Exercise: Your task is to retype, word for word, the lines from the start of the data through the line holding "annotations = []". Do not include the pictures.

Provided data:
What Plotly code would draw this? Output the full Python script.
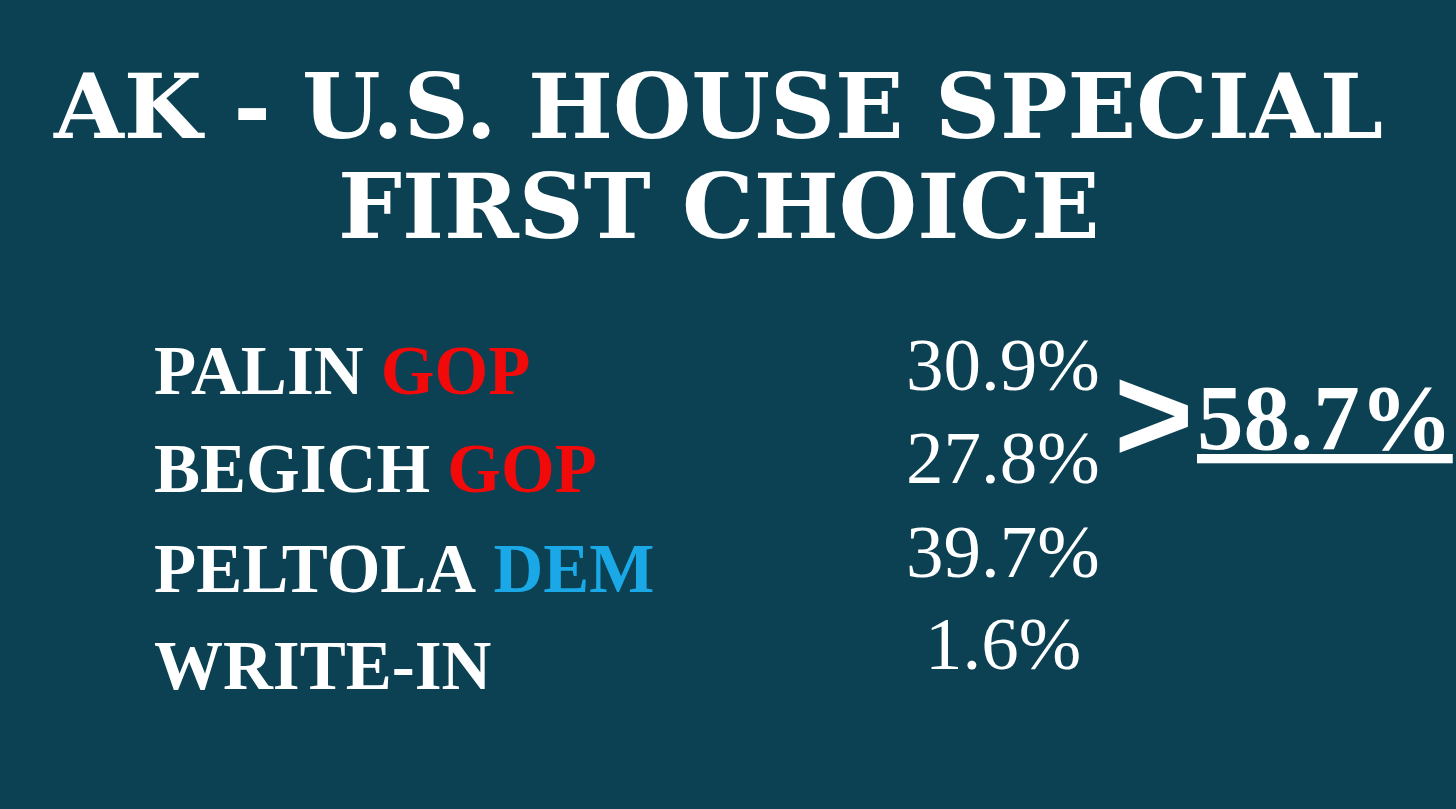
import plotly.graph_objects as go

# Alaska special election, first-choice results
title_lines = ["AK - U.S. HOUSE SPECIAL", "FIRST CHOICE"]
candidates = ["PALIN", "BEGICH", "PELTOLA", "WRITE-IN"]
parties = ["GOP", "GOP", "DEM", ""]
shares = [30.9, 27.8, 39.7, 1.6]
gop_combined = 58.7

party_colors = {"GOP": "#f20a0a", "DEM": "#1ba8e6", "": "white"}
BG = "#0b4152"

W, H = 1456, 809
name_font = dict(family="Liberation Serif", size=69, color="white")
num_font = dict(family="Liberation Serif", size=75, color="white")

row_y = [371, 469, 569, 666]
num_y = [364, 457, 551, 643]

fig = go.Figure()

annotations = []

# Title
for txt, y in zip(title_lines, [106, 206]):
    annotations.append(dict(
        x=718, y=y, text="<b>" + txt + "</b>", showarrow=False,
        xanchor="center", yanchor="middle",
        font=dict(family="DejaVu Serif", size=90, color="white"),
    ))

# Candidate names with party tags
for name, party, y in zip(candidates, parties, row_y):
    label = "<b>" + name + "</b>"
    if party:
        label += " <b><span style='color:%s'>%s</span></b>" % (party_colors[party], party)
    annotations.append(dict(
        x=152, y=y, text=label, showarrow=False,
        xanchor="left", yanchor="middle", font=name_font,
    ))

# Vote shares
for s, y in zip(shares, num_y):
    annotations.append(dict(
        x=1003, y=y, text="%.1f%%" % s, showarrow=False,
        xanchor="center", yanchor="middle", font=num_font,
    ))

# Combined GOP share
annotations.append(dict(
    x=1153, y=414, text="<b>&gt;</b>", showarrow=False,
    xanchor="center", yanchor="middle",
    font=dict(family="Liberation Sans", size=136, color="white"),
))
annotations.append(dict(
    x=1195, y=417, text="<b><u>%.1f%%</u></b>" % gop_combined, showarrow=False,
    xanchor="left", yanchor="middle",
    font=dict(family="Liberation Serif", size=93, color="white"),
))

fig.update_layout(
    width=W, height=H,
    margin=dict(l=0, r=0, t=0, b=0),
    paper_bgcolor=BG, plot_bgcolor=BG,
    xaxis=dict(range=[0, W], visible=False, fixedrange=True),
    yaxis=dict(range=[H, 0], visible=False, fixedrange=True),
    showlegend=False,
    annotations=annotations,
)

fig.write_html(
    "out.html",
    config={"displayModeBar": False},
    post_script="document.body.style.margin='0';document.body.style.background='%s';" % BG,
)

Solved exercise:
What Plotly code would draw this? Output the full Python script.
import plotly.graph_objects as go

# Alaska special election, first-choice results
title_lines = ["AK - U.S. HOUSE SPECIAL", "FIRST CHOICE"]
candidates = ["PALIN", "BEGICH", "PELTOLA", "WRITE-IN"]
parties = ["GOP", "GOP", "DEM", ""]
shares = [30.9, 27.8, 39.7, 1.6]
gop_combined = 58.7

party_colors = {"GOP": "#f20a0a", "DEM": "#1ba8e6", "": "white"}
BG = "#0b4152"

W, H = 1456, 809
name_font = dict(family="Liberation Serif", size=69, color="white")
num_font = dict(family="Liberation Serif", size=75, color="white")

row_y = [371, 469, 569, 666]
num_y = [364, 457, 551, 643]

fig = go.Figure()

annotations = []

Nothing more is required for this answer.